El 9 de julio de 1988, con la participación de más de un millón y medio de afiliados, el peronismo realizó la que hasta ahora es la única interna presidencial de su historia. Los contendientes fueron Antonio Cafiero, pocos meses antes elegido como gobernador de la provincia de Buenos Aires, y Carlos Menem, tres veces gobernador de La Rioja. El proceso coronaba la lucha de varios años de Cafiero, Menem, y otros dirigentes, como José Manuel De la Sota, Carlos Grosso, José Luis Manzano, José Octavio Bordón y Eduardo Duhalde, contra las autoridades del PJ responsables de la derrota de 1983. Proceso sinuoso, colectivo, algo discontinuo que dio en llamarse la Renovación Peronista.
Cabe recordar que, unos años antes, el peronismo experimentaba una severa crisis: de liderazgo, de programa, de identidad. Había sufrido la desaparición de su líder en 1974, un golpe militar en 1976, pero sobre todo la tremenda derrota electoral de 1983, donde a pesar de obtener seis millones de votos había perdido la presidencia y la provincia de Buenos Aires. Muchos sentenciaban entonces que el movimiento político fundado por Juan Perón a mediados de los años cuarenta ya no tenía sentido. La victoria rutilante del radicalismo en las elecciones de renovación legislativa de 1985 parecía confirmar el panorama.
Pero para ese momento, un grupo de dirigentes entre los que destacan los mencionados Menem y Cafiero, habían comenzado a plantear la necesidad de una renovación metodológica y generacional, un acercamiento al gobierno de Alfonsín, un aprendizaje de los nuevos estilos que imponía la vigencia de la democracia y la necesidad de llevar esos estilos al interior del propio Partido Justicialista.
La pelea más difícil fue sin dudas la que tuvo lugar en la provincia de Buenos Aires, y fue allí donde Antonio Cafiero, varias veces ministro de Perón y de Isabel, llevó adelante la empresa de transformar al peronismo, enfrentando a Herminio Iglesias, el execrado caudillo de Avellaneda que representaba como nadie la decadencia de un peronismo acostumbrado al exitismo, formateado en los años de violencia institucional que los argentinos querían dejar atrás.
En una elección en que triunfó el radicalismo, el año 1985 marcó también el declive de Iglesias. En una suerte de interna a cielo abierto, luego de que le fuera vedada la lucha por la candidatura a diputado, Cafiero formó el Frente por la Democracia, la Justicia y la Participación. Asociado a la democracia cristiana de Carlos Auyero, Cafiero obtuvo 27 puntos: menos que los necesarios para vencer al radicalismo, pero suficientes para relegar a Iglesias al cuarto puesto.

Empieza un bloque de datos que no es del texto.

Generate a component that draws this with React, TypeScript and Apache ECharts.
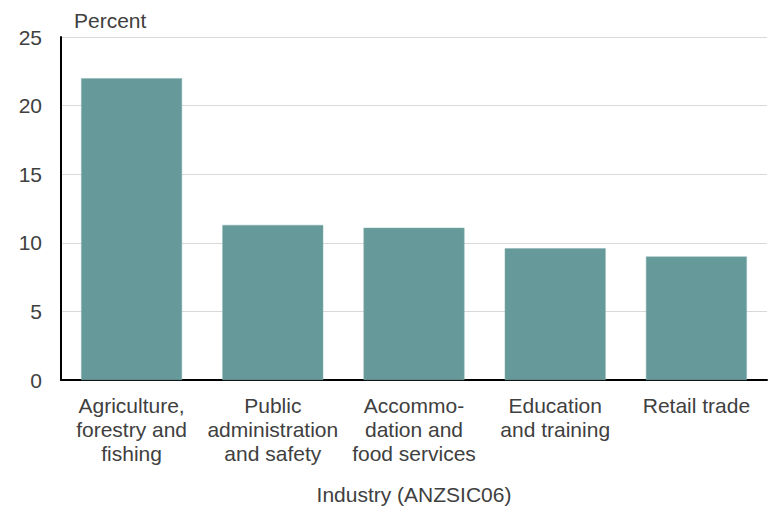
import React, { useEffect, useRef } from "react";
import * as echarts from "echarts";

const categories = [
  "Agriculture,\nforestry and\nfishing",
  "Public\nadministration\nand safety",
  "Accommo-\ndation and\nfood services",
  "Education\nand training",
  "Retail trade",
];
const values = [22.0, 11.3, 11.1, 9.6, 9.0];
const yTicks = { min: 0, max: 25, interval: 5 };
const yAxisTitle = "Percent";
const xAxisTitle = "Industry (ANZSIC06)";

const FONT = "'Liberation Sans', Arial, sans-serif";
const TEXT = "#404040";

export default function App() {
  const ref = useRef<HTMLDivElement>(null);
  useEffect(() => {
    if (!ref.current) return;
    const chart = echarts.init(ref.current, undefined, { renderer: "svg" });
    chart.setOption({
      animation: false,
      backgroundColor: "#ffffff",
      grid: { left: 61, right: 13, top: 37, bottom: 134, containLabel: false },
      graphic: [
        {
          type: "text",
          left: 74,
          top: 10,
          style: { text: yAxisTitle, font: `21px ${FONT}`, fill: TEXT },
        },
      ],
      xAxis: {
        type: "category",
        data: categories,
        name: xAxisTitle,
        nameLocation: "middle",
        nameGap: 104,
        nameTextStyle: { fontFamily: FONT, fontSize: 21, color: TEXT },
        axisLine: { show: true, lineStyle: { color: "#000000", width: 2 } },
        axisTick: { show: false },
        axisLabel: {
          interval: 0,
          margin: 13,
          fontFamily: FONT,
          fontSize: 21,
          lineHeight: 24,
          color: TEXT,
          align: "center",
          verticalAlign: "top",
        },
      },
      yAxis: {
        type: "value",
        min: yTicks.min,
        max: yTicks.max,
        interval: yTicks.interval,
        axisLine: { show: true, lineStyle: { color: "#000000", width: 2 } },
        axisTick: { show: false },
        axisLabel: { margin: 19, fontFamily: FONT, fontSize: 21, color: TEXT },
        splitLine: { show: true, lineStyle: { color: "#d9d9d9", width: 1 } },
      },
      series: [
        {
          type: "bar",
          data: values,
          barWidth: "71.5%",
          itemStyle: { color: "#669999", borderColor: "#8ab3b3", borderWidth: 0.5 },
        },
      ],
    });
    return () => chart.dispose();
  }, []);
  return <div ref={ref} style={{ width: 780, height: 514, margin: -8 }} />;
}
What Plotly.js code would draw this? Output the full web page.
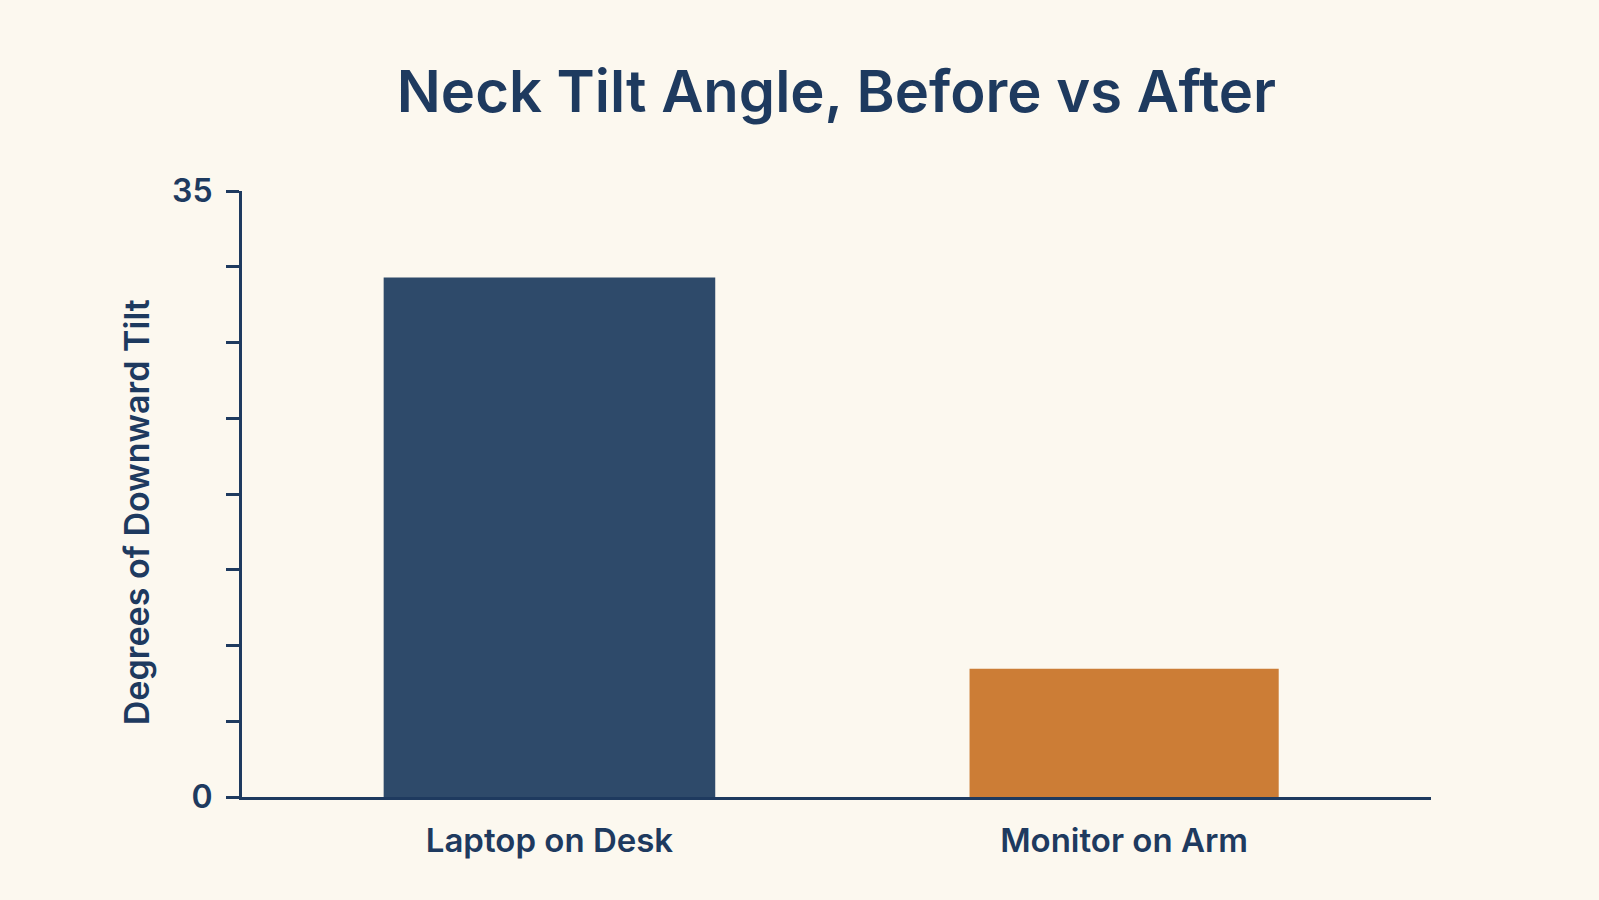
<!DOCTYPE html>
<html>
<head>
<meta charset="utf-8">
<script src="https://cdn.plot.ly/plotly-3.0.1.min.js"></script>
<style>
  html, body { margin: 0; padding: 0; background: #fcf8ef; }
  #chart { width: 1599px; height: 900px; }
</style>
</head>
<body>
<div id="chart"></div>
<script>
  // setups compared
  const setups = ['Laptop on Desk', 'Monitor on Arm'];
  // degrees of downward tilt
  const tilt = [30, 7.4];
  const barColors = ['#2e4a6a', '#cc7d36'];
  // y ticks: only the ends carry a label
  const yTickVals = [0, 4.375, 8.75, 13.125, 17.5, 21.875, 26.25, 30.625, 35];
  const yTickText = ['0', '', '', '', '', '', '', '', '35'];

  const navy = '#1e3a5f';
  const font = { family: 'Inter, "Noto Sans", sans-serif', color: navy, weight: 600 };

  var trace = {
    type: 'bar',
    x: setups,
    y: tilt,
    width: [0.577, 0.538],
    marker: { color: barColors, line: { width: 0 } },
    hoverinfo: 'x+y'
  };

  var layout = {
    width: 1599,
    height: 900,
    paper_bgcolor: '#fcf8ef',
    plot_bgcolor: '#fcf8ef',
    margin: { l: 242, r: 168, t: 191, b: 103 },
    showlegend: false,
    font: font,
    title: {
      text: 'Neck Tilt Angle, Before vs After',
      font: Object.assign({}, font, { size: 58 }),
      xref: 'paper',
      x: 0.5,
      xanchor: 'center',
      yref: 'container',
      y: 0.898,
      yanchor: 'middle'
    },
    xaxis: {
      range: [-0.535, 1.534],
      showline: true,
      linecolor: navy,
      linewidth: 3,
      showgrid: false,
      zeroline: false,
      ticks: '',
      ticklabelstandoff: 12,
      tickfont: Object.assign({}, font, { size: 33 })
    },
    yaxis: {
      range: [0, 35],
      showline: true,
      linecolor: navy,
      linewidth: 3,
      showgrid: false,
      zeroline: false,
      tickmode: 'array',
      tickvals: yTickVals,
      ticktext: yTickText,
      ticks: 'outside',
      ticklen: 13,
      tickwidth: 3,
      tickcolor: navy,
      ticklabelstandoff: 7,
      tickfont: Object.assign({}, font, { size: 32 })
    },
    annotations: [{
      text: 'Degrees of Downward Tilt',
      font: Object.assign({}, font, { size: 34 }),
      textangle: -90,
      xref: 'paper',
      yref: 'paper',
      x: 0,
      y: 0.47,
      xanchor: 'center',
      yanchor: 'middle',
      xshift: -106,
      showarrow: false
    }]
  };

  Plotly.newPlot('chart', [trace], layout, { displayModeBar: false, staticPlot: true });
</script>
</body>
</html>
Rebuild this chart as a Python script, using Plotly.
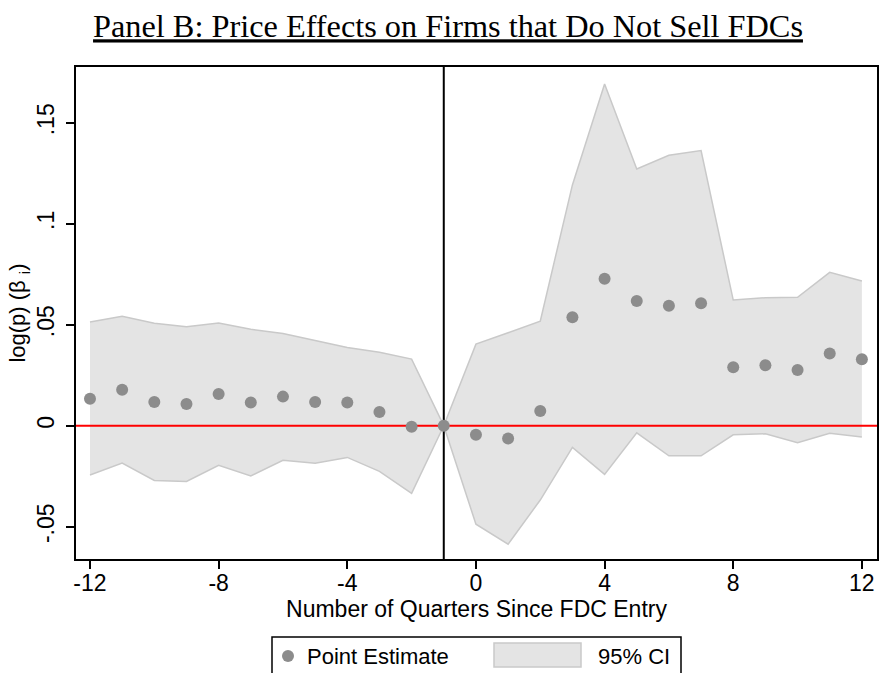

Era el final de una época. Dos años más tarde, en 1987, Cafiero recuperaba la provincia de Buenos Aires para el peronismo, en un ascenso meteórico que prometía llevarlo a la primera magistratura en 1989. La victoria del peronismo fue entonces nacional, y todo indicaba que la pregunta restante era meramente quién sería el candidato.
Pero Cafiero, que había acompañado a Alfonsín desde el Congreso y desde la gobernación de la provincia, era visto por los peronistas como la continuidad. Menem, que había hecho lo propio con el líder radical en sus primeros años, ahora se distanciaría, especulando con presentarse como el candidato del anti sistema, del cambio total, el outsider del interior profundo que venía a patear el tablero en esta república de doctores. El discurso tuvo efecto, y aunque asociado a notorios dirigentes ortodoxos, el riojano superó a Cafiero, y luego ganó la presidencia.
¿Qué enseñanza queda para el peronismo de hoy? Indudablemente, la primera y más elemental es que ninguna derrota es definitiva. Pero en seguida, cabe señalar que la importancia de dirimir liderazgos, con procedimientos transparentes, no debe confundirse con la aún mayor de establecer programas, de cara a la sociedad, y adoptar el mandato de cumplirlos. Para los argentinos de a pie, la moraleja es otra: debemos aprender a evitar los discursos mesiánicos, salvadores, de líderes que todo lo prometen y nada dicen acerca de cómo cumplirán.